WASHINGTON, Iowa — Mitchell Hora was already planning his business in the early stages of his college career, but the young farmer sent his first invoice much earlier than he expected.
“I was working on the Haney Soil Health Test and I met a company from South Africa who was trying to figure it out and had a bunch of data,” Hora said. “I told them to send me their data and I’d give some insight. They said thanks, just send us a bill. That was the initial launch.”
Hora started developing the idea for Continuum Ag during the summer of 2014 in the middle of a freshman internship while attending Iowa State University.
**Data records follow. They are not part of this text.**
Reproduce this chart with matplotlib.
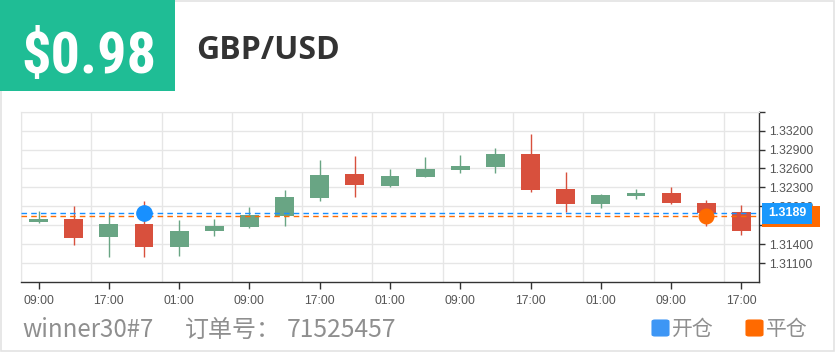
import numpy as np
import matplotlib
matplotlib.use("Agg")
import matplotlib.pyplot as plt
from matplotlib.patches import Rectangle, FancyBboxPatch
from matplotlib import font_manager

# ---------------- data ----------------
times = ["09:00", "13:00", "17:00", "21:00", "01:00", "05:00", "09:00",
         "13:00", "17:00", "21:00", "01:00", "05:00", "09:00", "13:00",
         "17:00", "21:00", "01:00", "05:00", "09:00", "13:00", "17:00"]
opens = [1.31744, 1.31803, 1.31507, 1.31719, 1.31349, 1.31602, 1.31668,
         1.31850, 1.32129, 1.32508, 1.32328, 1.32471, 1.32576, 1.32628,
         1.32824, 1.32276, 1.32034, 1.32166, 1.32218, 1.32060, 1.31908]
highs = [1.31918, 1.32008, 1.31908, 1.32087, 1.31776, 1.31803, 1.31997,
         1.32261, 1.32734, 1.32802, 1.32587, 1.32787, 1.32813, 1.32929,
         1.33145, 1.32540, 1.32193, 1.32276, 1.32303, 1.32103, 1.32013]
lows = [1.31730, 1.31392, 1.31198, 1.31192, 1.31208, 1.31523, 1.31660,
        1.31681, 1.32087, 1.32145, 1.32313, 1.32460, 1.32524, 1.32524,
        1.32234, 1.31908, 1.31971, 1.32113, 1.32040, 1.31681, 1.31550]
closes = [1.31798, 1.31503, 1.31713, 1.31349, 1.31613, 1.31681, 1.31866,
          1.32145, 1.32497, 1.32340, 1.32486, 1.32592, 1.32639, 1.32824,
          1.32261, 1.32034, 1.32182, 1.32218, 1.32050, 1.31892, 1.31602]
ytick_values = [1.311, 1.314, 1.317, 1.320, 1.323, 1.326, 1.329, 1.332, 1.335]
ytick_labels = ["1.31100", "1.31400", "", "1.32000", "1.32300", "1.32600",
                "1.32900", "1.33200", ""]
open_index, open_price = 3, 1.3189
close_index, close_price = 19, 1.3184
price_text = "$0.98"
symbol = "GBP/USD"
account = "winner30#7"
order_label = "订单号："
order_no = "71525457"
legend_labels = ["开仓", "平仓"]

# ---------------- style ----------------
UP = "#69a584"
DOWN = "#d8503d"
BLUE = "#1890ff"
ORANGE = "#ff6a00"
GRID = "#e6e6e6"
W, H = 840, 352

installed = {f.name for f in font_manager.fontManager.ttflist}
if "Roboto Condensed" in installed:
    big_family, big_size = ["Roboto Condensed"], 42
elif "Liberation Sans Narrow" in installed:
    big_family, big_size = ["Liberation Sans Narrow"], 41
else:
    big_family, big_size = ["Roboto", "DejaVu Sans"], 39.5

fig = plt.figure(figsize=(W / 100, H / 100), dpi=100)
fig.patch.set_facecolor("white")


def fx(px):
    return px / W


def fy(py):
    return 1 - py / H


# card border
fig.patches.append(Rectangle((fx(0.5), fy(350.5)), fx(833.5), (350) / H,
                             transform=fig.transFigure, facecolor="none",
                             edgecolor="#e3e3e3", lw=1.2, zorder=0))
# header green box
fig.patches.append(Rectangle((0, fy(90.7)), fx(175), 90.7 / H,
                             transform=fig.transFigure, facecolor="#1fbd95",
                             edgecolor="none", zorder=1))
fig.text(fx(21), fy(73.3), price_text, color="white", fontsize=big_size,
         fontweight="bold", family=big_family,
         ha="left", va="baseline", zorder=2)
fig.text(fx(196), fy(59.3), symbol, color="#333333", fontsize=23,
         fontweight="bold", family=["Open Sans", "DejaVu Sans"],
         ha="left", va="baseline")

# ---------------- chart ----------------
ax = fig.add_axes([fx(21), (H - 282) / H, (759 - 21) / W, (282 - 111.7) / H])
ax.set_xlim(-0.5, len(times) - 0.5)
ax.set_ylim(1.308, 1.335)
x = np.arange(len(times))

for i in x:
    o, hi, lo, c = opens[i], highs[i], lows[i], closes[i]
    col = UP if c >= o else DOWN
    ax.vlines(i, lo, hi, color=col, lw=1, zorder=3)
    ax.bar(i, abs(c - o), bottom=min(o, c), width=0.54, color=col, zorder=3)

# grid
for yv in ytick_values:
    ax.axhline(yv, color=GRID, lw=1, zorder=0)
for b in np.arange(-0.5, len(times) - 0.5, 2):
    ax.axvline(b, color=GRID, lw=1, zorder=0)

ax.axhline(open_price, color=BLUE, lw=1, ls=(0, (4, 3)), zorder=4)
ax.axhline(close_price, color=ORANGE, lw=1, ls=(0, (4, 3)), zorder=4)
ax.plot([open_index], [open_price], "o", ms=11, color=BLUE, zorder=6)
ax.plot([close_index], [close_price], "o", ms=10.5, color=ORANGE, zorder=6)

for s in ["top", "left"]:
    ax.spines[s].set_color(GRID)
for s in ["right", "bottom"]:
    ax.spines[s].set_color("#333333")
    ax.spines[s].set_linewidth(1)

ax.yaxis.tick_right()
ax.set_yticks(ytick_values)
ax.set_yticklabels(ytick_labels)
ax.set_xticks(x[::2])
ax.set_xticklabels(times[::2])
ax.tick_params(axis="y", length=4, width=1, color="#333333", labelcolor="#555555",
               labelsize=8.8, pad=3)
ax.tick_params(axis="x", length=5, width=1, color="#333333", labelcolor="#555555",
               labelsize=8.8, pad=4)
for lab in ax.get_xticklabels() + ax.get_yticklabels():
    lab.set_family(["Liberation Sans", "DejaVu Sans"])

# price tags on the right (orange tag sits beneath the blue one)
ytr = ax.get_yaxis_transform()
hbox = 21 * 0.027 / (282 - 111.7)
ax.add_patch(Rectangle((1.0041, close_price - hbox / 2), 58 / 738, hbox,
                       transform=ytr, facecolor=ORANGE, edgecolor="none",
                       clip_on=False, zorder=7))
ax.add_patch(Rectangle((1.0041, open_price - hbox / 2), 50 / 738, hbox,
                       transform=ytr, facecolor="#1a98fc", edgecolor="none",
                       clip_on=False, zorder=8))
ax.text(1.0041 + 25 / 738, open_price, f"{open_price:.4f}", transform=ytr,
        color="white", fontsize=9, fontweight="bold", ha="center", va="center",
        family=["Liberation Sans", "DejaVu Sans"], clip_on=False, zorder=9)

# ---------------- footer ----------------
cjk = ["Noto Sans CJK SC", "DejaVu Sans"]
fig.text(fx(22), fy(337), account, color="#8f8f8f", fontsize=17.3, family=cjk,
         ha="left", va="baseline")
fig.text(fx(185), fy(337), order_label, color="#8f8f8f", fontsize=17.3, family=cjk,
         ha="left", va="baseline")
fig.text(fx(287), fy(337), order_no, color="#8f8f8f", fontsize=17.8, family=cjk,
         ha="left", va="baseline")

for (x0, col, lab) in [(651, "#3d96f5", legend_labels[0]), (745, "#ff6a00", legend_labels[1])]:
    fig.patches.append(FancyBboxPatch((fx(x0 + 1.5), fy(337 - 1.5)), fx(16), 15 / H,
                                      boxstyle="round,pad=0,rounding_size=0.003",
                                      transform=fig.transFigure, facecolor=col,
                                      edgecolor=col, lw=1.5))
    fig.text(fx(x0 + 21), fy(335), lab, color="#8f8f8f", fontsize=15, family=cjk,
             ha="left", va="baseline")

fig.savefig("out.png", dpi=100)
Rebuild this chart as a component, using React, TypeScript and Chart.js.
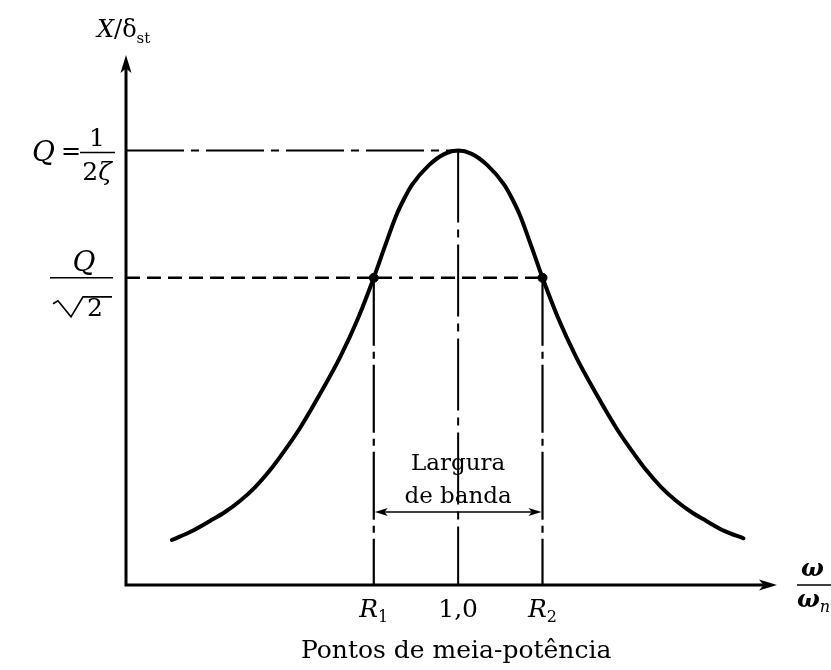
import React, { useEffect, useRef } from "react";
import { Chart, registerables } from "chart.js";

Chart.register(...registerables);

// Resonance peak Q = 1/(2ζ), the half-power level Q/√2 and the half-power ratios
const Q = 2;
const HALF_POWER = Q / Math.SQRT2;
const R1 = 0.746;
const R2 = 1.254;
const X_MAX = 1.96;
const Y_MAX = 2.44;
const BAND_ARROW_Y = 0.336;

// Amplitude ratio X/δst against frequency ratio ω/ωn
const ratio = [
  0.138, 0.199, 0.253, 0.298, 0.343, 0.389, 0.434, 0.479, 0.524, 0.584,
  0.645, 0.699, R1, 0.78, 0.813, 0.837, 0.861, 0.913, 0.961, 1.0,
  1.039, 1.087, 1.139, 1.163, 1.187, 1.22, R2, 1.301, 1.355, 1.416,
  1.476, 1.521, 1.566, 1.611, 1.657, 1.702, 1.747, 1.801, 1.859,
];
const amplitude = [
  0.207, 0.249, 0.295, 0.336, 0.387, 0.451, 0.529, 0.622, 0.723, 0.879,
  1.05, 1.229, HALF_POWER, 1.561, 1.699, 1.777, 1.842, 1.934, 1.986, 2.0,
  1.986, 1.934, 1.842, 1.777, 1.699, 1.561, HALF_POWER, 1.229, 1.05, 0.879,
  0.723, 0.622, 0.529, 0.451, 0.387, 0.336, 0.295, 0.249, 0.215,
];

// Half-power points and the axis marks under them
const halfPowerRatios = [R1, R2];
const tickValues = [R1, 1, R2];
const tickMain = ["R", "1,0", "R"];
const tickSub = ["1", "", "2"];

const SERIF = "'DejaVu Serif', serif";
const DASH_DOT = [58, 7, 8, 7];

function seg(x0: number, y0: number, x1: number, y1: number) {
  return [
    { x: x0, y: y0 },
    { x: x1, y: y1 },
  ];
}

function arrowHead(
  ctx: CanvasRenderingContext2D,
  tx: number,
  ty: number,
  dx: number,
  dy: number,
  len: number,
  half: number
) {
  const bx = tx - dx * len;
  const by = ty - dy * len;
  const nx = -dy;
  const ny = dx;
  ctx.beginPath();
  ctx.moveTo(tx, ty);
  ctx.lineTo(bx + nx * half, by + ny * half);
  ctx.lineTo(tx - dx * len * 0.75, ty - dy * len * 0.75);
  ctx.lineTo(bx - nx * half, by - ny * half);
  ctx.closePath();
  ctx.fill();
}

const diagramPlugin = {
  id: "diagram",
  afterDatasetsDraw(chart: Chart) {
    const ctx = chart.ctx;
    const xs = chart.scales.x;
    const ys = chart.scales.y;
    const { left, right, top, bottom } = chart.chartArea;
    ctx.save();
    ctx.fillStyle = "#000";
    ctx.strokeStyle = "#000";
    ctx.setLineDash([]);

    // axes with arrows
    ctx.lineWidth = 3;
    ctx.beginPath();
    ctx.moveTo(left, bottom);
    ctx.lineTo(left, top + 12);
    ctx.moveTo(left - 1.5, bottom);
    ctx.lineTo(right - 12, bottom);
    ctx.stroke();
    arrowHead(ctx, left, top, 0, -1, 18, 5.5);
    arrowHead(ctx, right, bottom, 1, 0, 18, 5.5);

    // bandwidth double arrow
    const ay = ys.getPixelForValue(BAND_ARROW_Y);
    const a1 = xs.getPixelForValue(R1) + 1;
    const a2 = xs.getPixelForValue(R2) - 1;
    ctx.lineWidth = 1.6;
    ctx.beginPath();
    ctx.moveTo(a1 + 8, ay);
    ctx.lineTo(a2 - 8, ay);
    ctx.stroke();
    arrowHead(ctx, a1, ay, -1, 0, 13, 4);
    arrowHead(ctx, a2, ay, 1, 0, 13, 4);

    ctx.textBaseline = "alphabetic";
    const cx = xs.getPixelForValue(1);

    // band label
    ctx.textAlign = "center";
    ctx.font = `23px ${SERIF}`;
    ctx.fillText("Largura", cx, ay - 42);
    ctx.fillText("de banda", cx, ay - 9);

    // tick labels R1, 1,0, R2
    const tickY = bottom + 32;
    tickValues.forEach((v, i) => {
      const px = xs.getPixelForValue(v);
      const mainFont = tickSub[i] ? `italic 25px ${SERIF}` : `25px ${SERIF}`;
      ctx.font = mainFont;
      const wm = ctx.measureText(tickMain[i]).width;
      ctx.font = `16px ${SERIF}`;
      const ws = tickSub[i] ? ctx.measureText(tickSub[i]).width : 0;
      const x0 = px - (wm + ws) / 2;
      ctx.textAlign = "left";
      ctx.font = mainFont;
      ctx.fillText(tickMain[i], x0, tickY);
      if (tickSub[i]) {
        ctx.font = `16px ${SERIF}`;
        ctx.fillText(tickSub[i], x0 + wm, tickY + 5);
      }
    });

    ctx.textAlign = "center";
    ctx.font = `25px ${SERIF}`;
    ctx.fillText("Pontos de meia-potência", cx - 2, bottom + 73);

    // y axis title X/δst
    ctx.textAlign = "left";
    let tx = 97;
    ctx.font = `italic 24px ${SERIF}`;
    ctx.fillText("X", tx, 37);
    tx += ctx.measureText("X").width;
    ctx.font = `24px ${SERIF}`;
    ctx.fillText("/δ", tx, 37);
    tx += ctx.measureText("/δ").width;
    ctx.font = `15px ${SERIF}`;
    ctx.fillText("st", tx, 43);

    // Q = 1/(2ζ)
    const yq = ys.getPixelForValue(Q);
    ctx.font = `italic 28px ${SERIF}`;
    ctx.fillText("Q", 32, yq + 10);
    ctx.font = `24px ${SERIF}`;
    ctx.textAlign = "center";
    ctx.fillText("=", 71, yq + 8);
    ctx.lineWidth = 1.6;
    ctx.beginPath();
    ctx.moveTo(80, yq + 2);
    ctx.lineTo(115, yq + 2);
    ctx.stroke();
    ctx.font = `25px ${SERIF}`;
    ctx.fillText("1", 97, yq - 5);
    const w2 = ctx.measureText("2").width;
    ctx.font = `italic 25px ${SERIF}`;
    const wz = ctx.measureText("ζ").width;
    ctx.textAlign = "left";
    const zx = 97 - (w2 + wz) / 2;
    ctx.font = `25px ${SERIF}`;
    ctx.fillText("2", zx, yq + 29);
    ctx.font = `italic 25px ${SERIF}`;
    ctx.fillText("ζ", zx + w2, yq + 29);

    // Q/√2
    const yh = ys.getPixelForValue(HALF_POWER);
    ctx.lineWidth = 1.6;
    ctx.beginPath();
    ctx.moveTo(50, yh);
    ctx.lineTo(113, yh);
    ctx.stroke();
    ctx.textAlign = "center";
    ctx.font = `italic 28px ${SERIF}`;
    ctx.fillText("Q", 84, yh - 7);
    // radical sign drawn as a path, with the overbar
    ctx.beginPath();
    ctx.moveTo(53, yh + 26);
    ctx.lineTo(58, yh + 23);
    ctx.lineTo(71, yh + 39);
    ctx.lineTo(83, yh + 19);
    ctx.lineTo(112, yh + 19);
    ctx.lineWidth = 1.7;
    ctx.stroke();
    ctx.font = `25px ${SERIF}`;
    ctx.fillText("2", 95, yh + 38);

    // ω/ωn
    const fx = 797;
    ctx.textAlign = "left";
    ctx.lineWidth = 1.6;
    ctx.beginPath();
    ctx.moveTo(fx, bottom);
    ctx.lineTo(831, bottom);
    ctx.stroke();
    ctx.font = `italic bold 24px ${SERIF}`;
    ctx.fillText("ω", fx + 4, bottom - 9);
    ctx.fillText("ω", fx, bottom + 22);
    const wo = ctx.measureText("ω").width;
    ctx.font = `italic 16px ${SERIF}`;
    ctx.fillText("n", fx + wo, bottom + 27);

    ctx.restore();
  },
};

export default function App() {
  const canvasRef = useRef<HTMLCanvasElement>(null);

  useEffect(() => {
    if (!canvasRef.current) return;
    const chart = new Chart(canvasRef.current, {
      type: "line",
      data: {
        datasets: [
          {
            label: "half-power points",
            data: halfPowerRatios.map((r) => ({ x: r, y: HALF_POWER })),
            showLine: false,
            pointRadius: 4.5,
            pointBackgroundColor: "#000",
            pointBorderColor: "#000",
            order: 0,
          },
          {
            label: "X/δst",
            data: ratio.map((r, i) => ({ x: r, y: amplitude[i] })),
            borderColor: "#000",
            borderWidth: 4,
            pointRadius: 0,
            cubicInterpolationMode: "monotone",
            borderCapStyle: "round",
            borderJoinStyle: "round",
            clip: false,
            order: 1,
          },
          {
            label: "Q",
            data: seg(0, Q, 1, Q),
            borderColor: "#000",
            borderWidth: 2,
            borderDash: DASH_DOT,
            pointRadius: 0,
            clip: false,
            order: 2,
          },
          {
            label: "ω/ωn = 1",
            data: seg(1, Q, 1, 0),
            borderColor: "#000",
            borderWidth: 2,
            borderDash: [72, 7, 8, 7],
            pointRadius: 0,
            clip: false,
            order: 2,
          },
          {
            label: "Q/√2",
            data: seg(0, HALF_POWER, R2, HALF_POWER),
            borderColor: "#000",
            borderWidth: 2.5,
            borderDash: [14, 7],
            pointRadius: 0,
            clip: false,
            order: 2,
          },
          {
            label: "R1",
            data: seg(R1, HALF_POWER, R1, 0),
            borderColor: "#000",
            borderWidth: 2.2,
            borderDash: [68, 6, 7, 6],
            pointRadius: 0,
            clip: false,
            order: 2,
          },
          {
            label: "R2",
            data: seg(R2, HALF_POWER, R2, 0),
            borderColor: "#000",
            borderWidth: 2.2,
            borderDash: [68, 6, 7, 6],
            pointRadius: 0,
            clip: false,
            order: 2,
          },
        ],
      },
      options: {
        responsive: false,
        animation: false,
        devicePixelRatio: 1,
        layout: { padding: { left: 126, right: 54, top: 55, bottom: 85 } },
        scales: {
          x: { type: "linear", display: false, min: 0, max: X_MAX },
          y: { type: "linear", display: false, min: 0, max: Y_MAX },
        },
        plugins: {
          legend: { display: false },
          tooltip: { enabled: false },
        },
      },
      plugins: [diagramPlugin],
    } as any);
    return () => chart.destroy();
  }, []);

  return (
    <div
      style={{
        position: "absolute",
        left: 0,
        top: 0,
        width: 831,
        height: 670,
        background: "#fff",
      }}
    >
      <canvas ref={canvasRef} width={831} height={670} style={{ display: "block" }} />
    </div>
  );
}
After the instance with the company in South Africa, he officially launched the business in the fall of 2015, ahead of his graduation in 2017.
In addition to starting a business in college, he also double majored and had many other extra-curricular activities to balance. Everything was in preparation for his post-college career.
“I knew if I was going to not have to take a full-time job after graduation, I had to have Continuum up and running to a level that made sense,” he said. “I wanted to work for myself coming out of college. I had to have enough work to keep me busy and enough money coming into make it economically make sense.”
The company began as a crop and agronomy consulting business, with Hora saying they would give fertilizer recommendations, scouting, work with drones and soil testing. In the past six years, however, the company has evolved tremendously.
“We are not that at all today,” he said. “Today, we are a regenerative ag software company. I don’t do hardly any agronomic consulting at all, except for a few of our legacy customers.”
One of Hora’s focuses is on carbon intensity and helping farmers utilize the 45Z tax credit that will begin in 2025. The tax credit focuses on domestic production of clean transportation fuels and low-carbon generating crops.
“Hardly anybody is talking about it,” he said. “We have to shift our mindset away from voluntary carbon offset markets and evaluate our opportunity in regulated markets. Your carbon data and other environmental outcomes — that story and other environmental outcomes need to go with your product into the supply chain.”
Farmers may be familiar with voluntary markets, or carbon credits, provided by companies such as Indigo Ag. What Hora is describing is something provided by the 2022 Inflation Reduction Act that won’t go into effect until 2025, but work toward it can start now.
“As a farmer reduces their carbon intensity score and reduces the carbon footprint of the bushels they produce, the biofuel has a lower carbon intensity and a lower carbon footprint and a significant tax credit can be garnered by pursuing that.”
He said it is important that farmers take advantage of this situation as the credit is only currently slated to be available for two years. If not enough people take part in the program, it may not see continued funding.
“My concern is I want to make sure there’s a big enough pie and people aren’t giving away their data and getting their equitable share,” he said. “There’s plenty of pie to go around here and farmers need to get their share.”